Helena Demont, the aged narrator of While the Gods Were Sleeping by Dutch-language Belgian author Erwin Mortier, is a frail bodied but sharp-witted woman intent on employing the only weapon she has ever trusted, language, to rally her ghosts. Tended daily by her Moroccan carer, she fills notebook after notebook with her thoughts and reflections about the power and limitations of words, and the distortions and intensity of the memories that haunt us. She is, even at her advanced age, struggling to reconcile the fraught relationship with her mother whose voice still admonishes her in her quiet moments, come to terms with her envy of the freedom and detachment that her gay older brother Edgard seemed to enjoy, and sculpt into living memory the body and spirit of her long deceased beloved husband.

GodsAt the centre of this intensely powerful novel is Helena’s vivid account of her experiences in Flanders during the First World War. The breakout of war happens to coincide with the beginning of her bourgeois family’s annual summer pilgrimage from their home in Belgium across the border to her uncle’s farm in France. As a result, she and her mother end up confined to the farm for the years of the war, separated from her father who is unable to join them and her brother who volunteers and is sent off to the front. She sees much of the war from a distance, with a mixture of awe, adolescent romance, and horror but it will stand as the pivotal experience in her long, long life.

While the Gods Were Sleeping is a not a plot driven novel, highly descriptive language is employed to evoke a mood, to harness an experience, to pull the reader in to a vortex which, in the end, is as powerful as quicksand. Lengthy sentences unwind across the page:

“When I was allowed by my uncle, my mother’s older brother, to use the telescope, which stood up in the attic under a tarpaulin, I could see in those clouds of dust, in places where the roads came up to the same height as the fields, lances reflecting the sunlight, rifle barrels as fine as needles gleaming above a mass of figures marching over the cobbles, or the bustling horses’ hooves of the cavalry, and that dust they dragged behind them like a threadbare veil.”
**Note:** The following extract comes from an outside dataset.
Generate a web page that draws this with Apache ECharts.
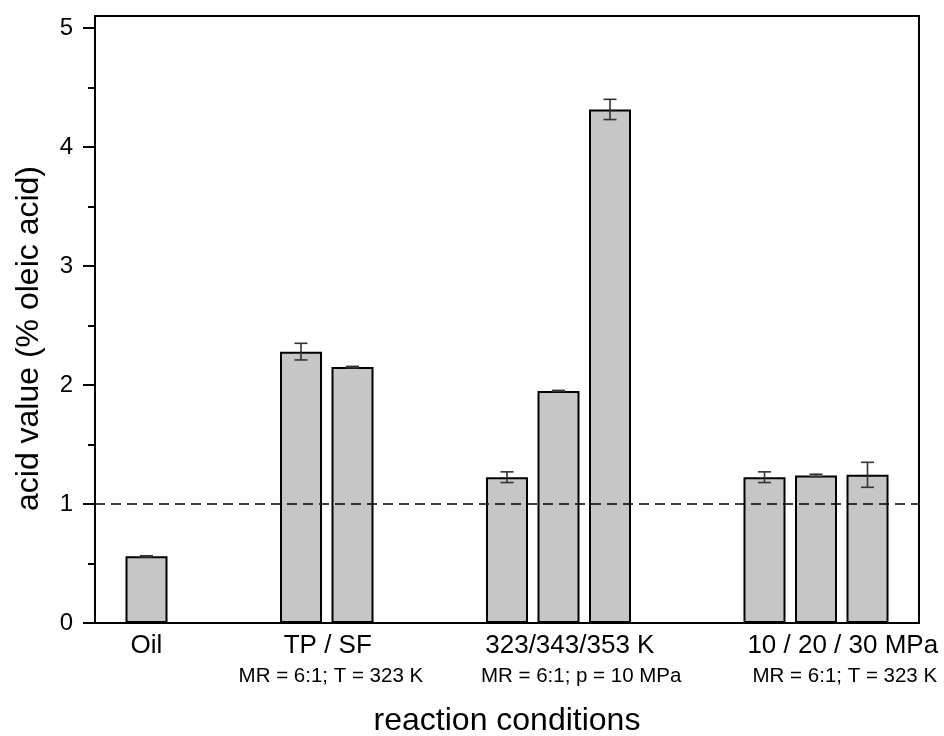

Some may find the long, reflective (dare I say Sebaldian) transgressions about writing, and the rejection of clear chronological storytelling disconcerting at the beginning, but Mortier employs language, as his narrator wishes she could, like a painter, building up layers, blending colours and textures to create a deeply human experience that pulls together clearly and beautifully in the closing chapters. Paul Vincent’s translation captures the poetic beauty of the language and manages to navigate the contrast between the wartime dialogue as remembered and the narrator’s very contemporary tone when she is reflecting on the nature of writing or complaining about the regrets and annoyances of her life in the present day.

In the end, this novel is a meditation on the way that we remember; how memories are evoked, stored, treasured, and released. In a particularly powerful passage, Helena is following her British photojournalist husband across a bleak ice covered Flemish landscape and decides to take a photograph of him, from behind, simply for her own keeping. When the film is later developed in their makeshift darkroom, corpses are revealed trapped just below the surface of the ice. An horrific image of the aftermath of war for certain, but also a striking metaphor for the way that memories resurface as we look back over time, how ghosts we thought long put to rest can continue to rise up and haunt us.

International Foreign Fiction Prize 2015: Several of the novels in this year’s long list visit the First World War. This is another equally impressive yet unique approach. I would be happy to see this novel on the short list and I know that I will be seeking out Mortier’s earlier work.